Durante los últimos días, mucho se ha escrito sobre la imposibilidad constitucional, o sea legal, de aprobar una ley orgánica de amnistía (o como se denomine) con la finalidad pretendida por los golpistas y que parece haber sido aceptada por los socialistas. Por tanto, nada tengo que añadir sobre la cuestión cuando autores tan ilustres como los profesores Aragón y Gimbernat o el señor Gómez de Liaño han analizado exhaustivamente esta cuestión. Sin embargo, tras escuchar al presidente del Gobierno en funciones durante la rueda de prensa previa a su intervención ante la Asamblea General de Naciones Unidas, algo se removió en mis entrañas. La frase en cuestión, que el señor Sánchez dijo literalmente, fue la siguiente: "cuando el presidente del Gobierno era Mariano Rajoy y yo era líder de la oposición y el fiscal general de entonces, el ya fallecido señor Maza, abrió la puerta a todas estas causas judiciales a través de la Audiencia Nacional, yo trasladé mi malestar al señor Rajoy. Lo hice por dos motivos: el primero, porque no habíamos sido consultados (…) y, en segundo lugar, porque habíamos trasladado a la vía judicial un conflicto que tenía una raíz política".
La frase transcrita es deplorable desde cualquier posición mínimamente democrática, pero si la pronuncia el presidente del Gobierno y, a la sazón, presidente de turno de la Unión Europea, la gravedad de lo dicho es total. Según el presidente en funciones, el Fiscal General del Estado (por tanto, cualquier fiscal español) debe pedir permiso al Ejecutivo sobre la procedencia o no de hacer su trabajo, dejando sin efecto el mandato constitucional, y del resto de normas que lo desarrollan, en relación con el Ministerio Público. Por obvio que resulte, no es menos importante afirmar que el Ministerio Fiscal debe actuar con sometimiento exclusivo a los principios de legalidad e imparcialidad (art. 124 de la Constitución). Sin embargo, el presidente del Gobierno aboga abiertamente por acabar con esta regulación (propia de cualquier democracia seria) para sustituirla por el sometimiento de la actuación de los fiscales a un nuevo principio que podríamos denominar "de oportunidad política". Esto equivaldría, ni más ni menos, a la liquidación definitiva del Estado de Derecho, que engloba los derechos fundamentales de los ciudadanos, la separación de poderes y, en fin, nuestro marco de convivencia más elemental.

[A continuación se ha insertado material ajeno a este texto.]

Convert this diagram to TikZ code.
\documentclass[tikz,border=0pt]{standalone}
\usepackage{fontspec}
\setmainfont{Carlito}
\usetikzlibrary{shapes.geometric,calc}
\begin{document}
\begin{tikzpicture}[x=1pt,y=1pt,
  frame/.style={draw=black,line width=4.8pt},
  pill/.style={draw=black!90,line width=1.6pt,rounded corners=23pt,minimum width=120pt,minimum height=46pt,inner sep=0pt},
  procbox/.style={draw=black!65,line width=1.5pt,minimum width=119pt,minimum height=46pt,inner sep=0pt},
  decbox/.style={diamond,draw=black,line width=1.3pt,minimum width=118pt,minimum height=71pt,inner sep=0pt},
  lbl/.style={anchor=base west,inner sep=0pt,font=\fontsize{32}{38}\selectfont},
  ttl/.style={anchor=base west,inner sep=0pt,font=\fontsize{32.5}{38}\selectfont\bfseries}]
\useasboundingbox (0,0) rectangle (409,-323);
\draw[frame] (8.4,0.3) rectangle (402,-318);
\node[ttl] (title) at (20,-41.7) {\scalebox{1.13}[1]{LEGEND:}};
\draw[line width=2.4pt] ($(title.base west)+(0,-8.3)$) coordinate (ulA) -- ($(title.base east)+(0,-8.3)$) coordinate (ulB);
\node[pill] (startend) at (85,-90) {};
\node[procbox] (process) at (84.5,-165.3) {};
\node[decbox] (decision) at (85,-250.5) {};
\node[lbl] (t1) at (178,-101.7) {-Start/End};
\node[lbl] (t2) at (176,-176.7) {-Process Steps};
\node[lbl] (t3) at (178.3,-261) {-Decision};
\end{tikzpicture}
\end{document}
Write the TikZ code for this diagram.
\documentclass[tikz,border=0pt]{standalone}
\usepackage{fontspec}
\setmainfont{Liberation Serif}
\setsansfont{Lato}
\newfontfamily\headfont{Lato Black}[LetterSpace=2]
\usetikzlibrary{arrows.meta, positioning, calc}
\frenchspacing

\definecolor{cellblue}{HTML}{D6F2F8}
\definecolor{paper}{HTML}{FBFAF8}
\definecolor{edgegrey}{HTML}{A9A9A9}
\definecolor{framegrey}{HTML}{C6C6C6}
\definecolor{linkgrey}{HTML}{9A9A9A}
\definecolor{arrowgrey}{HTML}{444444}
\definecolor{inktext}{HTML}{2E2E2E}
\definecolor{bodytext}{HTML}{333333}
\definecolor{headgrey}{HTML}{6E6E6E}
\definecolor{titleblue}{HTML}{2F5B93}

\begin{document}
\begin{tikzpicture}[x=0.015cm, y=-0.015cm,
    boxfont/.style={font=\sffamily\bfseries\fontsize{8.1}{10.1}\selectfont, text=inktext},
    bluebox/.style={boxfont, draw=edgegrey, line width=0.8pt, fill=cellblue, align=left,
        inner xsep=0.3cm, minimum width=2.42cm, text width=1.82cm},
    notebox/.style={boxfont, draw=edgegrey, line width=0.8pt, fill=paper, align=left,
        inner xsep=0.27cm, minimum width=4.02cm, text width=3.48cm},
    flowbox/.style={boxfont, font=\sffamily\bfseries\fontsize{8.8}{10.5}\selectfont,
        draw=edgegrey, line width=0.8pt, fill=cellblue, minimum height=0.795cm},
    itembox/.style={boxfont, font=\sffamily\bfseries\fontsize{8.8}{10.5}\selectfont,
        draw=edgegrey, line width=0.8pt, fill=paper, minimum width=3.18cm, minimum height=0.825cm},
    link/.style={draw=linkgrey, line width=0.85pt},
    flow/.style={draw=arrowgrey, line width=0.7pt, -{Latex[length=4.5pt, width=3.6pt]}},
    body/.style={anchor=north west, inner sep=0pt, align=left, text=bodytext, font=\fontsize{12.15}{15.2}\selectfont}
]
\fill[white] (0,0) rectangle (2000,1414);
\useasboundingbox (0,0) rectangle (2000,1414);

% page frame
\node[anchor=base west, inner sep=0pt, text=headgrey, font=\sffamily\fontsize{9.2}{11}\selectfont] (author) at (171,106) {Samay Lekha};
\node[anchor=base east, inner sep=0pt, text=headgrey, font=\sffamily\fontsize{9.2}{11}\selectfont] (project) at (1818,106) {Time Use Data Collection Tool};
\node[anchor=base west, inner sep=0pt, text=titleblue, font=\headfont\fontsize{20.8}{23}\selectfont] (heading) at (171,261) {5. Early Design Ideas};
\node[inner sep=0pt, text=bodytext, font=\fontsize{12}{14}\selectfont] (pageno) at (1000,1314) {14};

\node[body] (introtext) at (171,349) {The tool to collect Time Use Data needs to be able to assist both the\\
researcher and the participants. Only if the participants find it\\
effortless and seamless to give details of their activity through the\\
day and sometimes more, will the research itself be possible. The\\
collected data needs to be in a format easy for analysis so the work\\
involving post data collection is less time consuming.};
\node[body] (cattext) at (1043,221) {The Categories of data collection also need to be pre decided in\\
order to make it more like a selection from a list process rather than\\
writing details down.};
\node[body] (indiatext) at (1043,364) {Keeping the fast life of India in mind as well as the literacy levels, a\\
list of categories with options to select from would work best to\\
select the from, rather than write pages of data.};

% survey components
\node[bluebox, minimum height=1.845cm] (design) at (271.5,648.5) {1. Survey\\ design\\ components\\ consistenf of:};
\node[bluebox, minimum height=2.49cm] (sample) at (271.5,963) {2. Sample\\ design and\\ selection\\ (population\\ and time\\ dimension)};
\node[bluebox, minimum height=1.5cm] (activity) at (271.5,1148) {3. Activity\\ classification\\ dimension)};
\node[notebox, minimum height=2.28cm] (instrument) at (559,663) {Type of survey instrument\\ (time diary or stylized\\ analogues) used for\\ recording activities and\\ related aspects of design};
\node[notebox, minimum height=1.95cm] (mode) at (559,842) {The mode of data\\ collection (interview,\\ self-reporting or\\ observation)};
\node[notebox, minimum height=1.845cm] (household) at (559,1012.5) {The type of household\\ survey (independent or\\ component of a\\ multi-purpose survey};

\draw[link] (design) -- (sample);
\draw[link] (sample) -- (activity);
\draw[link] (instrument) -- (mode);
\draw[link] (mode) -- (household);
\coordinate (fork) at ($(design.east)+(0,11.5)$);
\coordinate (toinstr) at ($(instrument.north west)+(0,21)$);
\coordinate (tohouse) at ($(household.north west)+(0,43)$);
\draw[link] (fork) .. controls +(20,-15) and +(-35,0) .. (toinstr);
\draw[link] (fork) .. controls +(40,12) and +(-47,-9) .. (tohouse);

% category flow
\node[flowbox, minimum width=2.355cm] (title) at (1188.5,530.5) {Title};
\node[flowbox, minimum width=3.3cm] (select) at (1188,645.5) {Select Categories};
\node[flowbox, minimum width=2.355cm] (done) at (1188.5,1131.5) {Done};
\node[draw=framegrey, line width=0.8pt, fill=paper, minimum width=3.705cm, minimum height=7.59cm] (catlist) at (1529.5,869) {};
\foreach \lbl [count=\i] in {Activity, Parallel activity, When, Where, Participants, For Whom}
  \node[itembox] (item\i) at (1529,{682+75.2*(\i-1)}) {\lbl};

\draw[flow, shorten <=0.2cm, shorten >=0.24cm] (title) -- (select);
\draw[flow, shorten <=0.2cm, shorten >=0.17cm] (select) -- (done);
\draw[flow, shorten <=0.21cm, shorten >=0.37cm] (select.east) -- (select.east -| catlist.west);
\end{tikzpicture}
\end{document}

Los acontecimientos ocurridos en Cataluña en 2017 fueron de una gravedad extrema pero el Derecho en general, y el penal como su última ratio, actuaron para restablecer la normalidad democrática. En ese momento, los partidos mayoritarios, con los matices que les son propios, aceptaron ese normal proceder. Desgraciadamente, ahora se da un salto cuantitativo y cualitativo, por cuanto que nuestros gobernantes asumen sin ambages las tesis de los golpistas. Por tanto, como se ha repetido en numerosas ocasiones, el Poder Judicial debe actuar, de nuevo, como dique de contención ante las embestidas totalitarias. Además, no debemos olvidar la obligación de la Unión Europea en la defensa de las instituciones democráticas. Tal y como ha ocurrido en otros países ante mermas o quiebras del Estado de Derecho, la Comisión tiene el deber de actuar y, en su caso, sancionar.
Durante los casi cuarenta y cinco años de democracia, nuestro país ha repelido diversos ataques que pretendían acabar con el sistema de derechos y libertades que instauró la Constitución del 78. Ahora vivimos uno nuevo y, con la supervivencia de nuestra democracia en jaque, vuelve a ser imprescindible reaccionar cívicamente para defender la igualdad entre españoles.